Costner takes another swing at mixing baseball and romance. 

He Got Game

OK, no need for the film critic umpire to call me for balking. I'll come right out with it: No, "For Love of the Game" is not as wonderful as "Bull Durham."

It is, however, an entertaining all-American tale about the game of baseball and the game of love. While it's not Costner's personal best, "For Love of the Game" scores a modest comeback for him.

This fitfully uneven sports romance has enough heart and enough hardball to keep both genders watching — although baseball fans will find much more to love than starry-eyed romantics. The explanation for that comes from the movie's director, Sam Raimi. As big a fan of baseball as Costner, Raimi gets the camera into the game like no one else has ever done. Many times it is to the detriment of the love story.

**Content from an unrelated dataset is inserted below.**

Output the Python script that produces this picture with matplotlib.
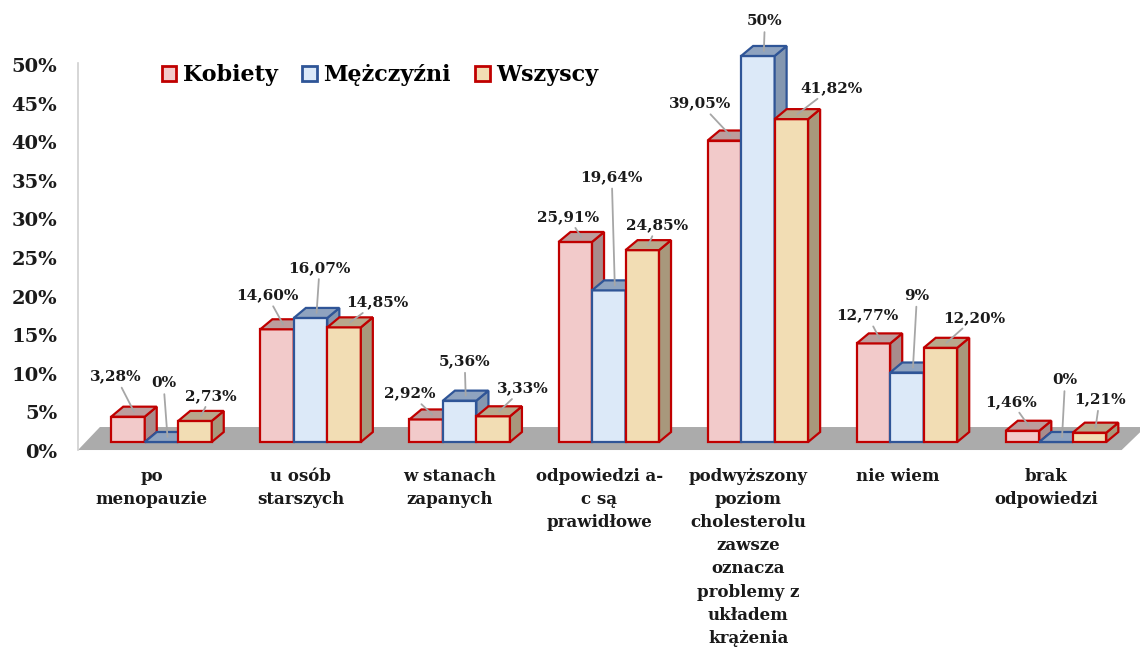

While some romantics may pout, lovers of the sport will be giddy with Raimi's muscular approach to visualizing the game. I was awed watching Raimi capture the speed, sound, arc and intensity of powerhouse pitches. Fastballs, curveballs, Raimi makes you feel them from the pitcher's wind up to that satisfying thwack! when it slams into a bat or the catcher's mitt. Fans of Raimi from his "Evil Dead" days may be taken aback by his ramrod-straight storytelling. But they won't be disappointed.

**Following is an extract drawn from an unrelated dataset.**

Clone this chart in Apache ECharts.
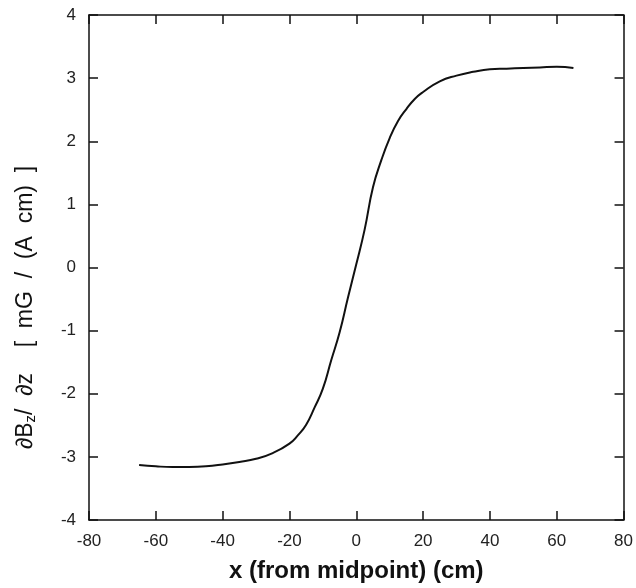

Nor will the legion of Costner fans. As aging pitcher Billy Chapel, Costner once again has found a character that seems to mirror his personal mix as both a romantic lead and a jock. The picture starts off with a sentimental title sequence showing us a montage of home movies and graphics of Michigan Little Leaguer Billy Chapel growing up and making it to "The Show" as a Detroit Tiger. (Those scenes of Billy playing catch with his dad are really little Kevin with his father.)

But when we meet Chapel, something's missing — from his game and from his life. The Tigers are in last place and for some reason, team manager Frank Perry (J.K. Simmons) has decided to pitch Chapel against the New York Yankees in Yankee Stadium. Chapel's preferred catcher, Gus Sinski (John C. Reilly), is dead-set against it. But that's only the half of it. In a series of contrived and unconvincing plot moves, Chapel is stood up by his fashion-mag girlfriend Jane (Kelly Preston) and is told the team's been sold to a corporate group whose first official act will be trading him to San Francisco. When he finds Jane in Central Park, he learns she's moving to London for a new job. Reeling from his earlier news, she tells him their parting shouldn't trouble him. After all, he needs the game more than he needs her.

The mood of the film turns somber and thoughtful when Chapel takes the mound in that momentous game. He knows this may be the last game of his career and he does a mental rewind of the key moments from the last five years. Although Raimi and Costner show a fondness for Billy's and Jane's romance, it's not their main interest. And frankly, Preston is no Susan Sarandon. The chemistry between the stars is workmanlike — just enough to keep the plotline going.

Those editing the movie's trailer astutely picked the movie's one romantic line to highlight: Billy asking Jane how she likes to be kissed. In a split-second "Bull Durham" fans remember the famous Costner monologue on kissing that left Sarandon — and most of the females in the audience — limp. The effect is not quite the same here.

Ah, would that it were. Then, "For Love of the Game" would really score.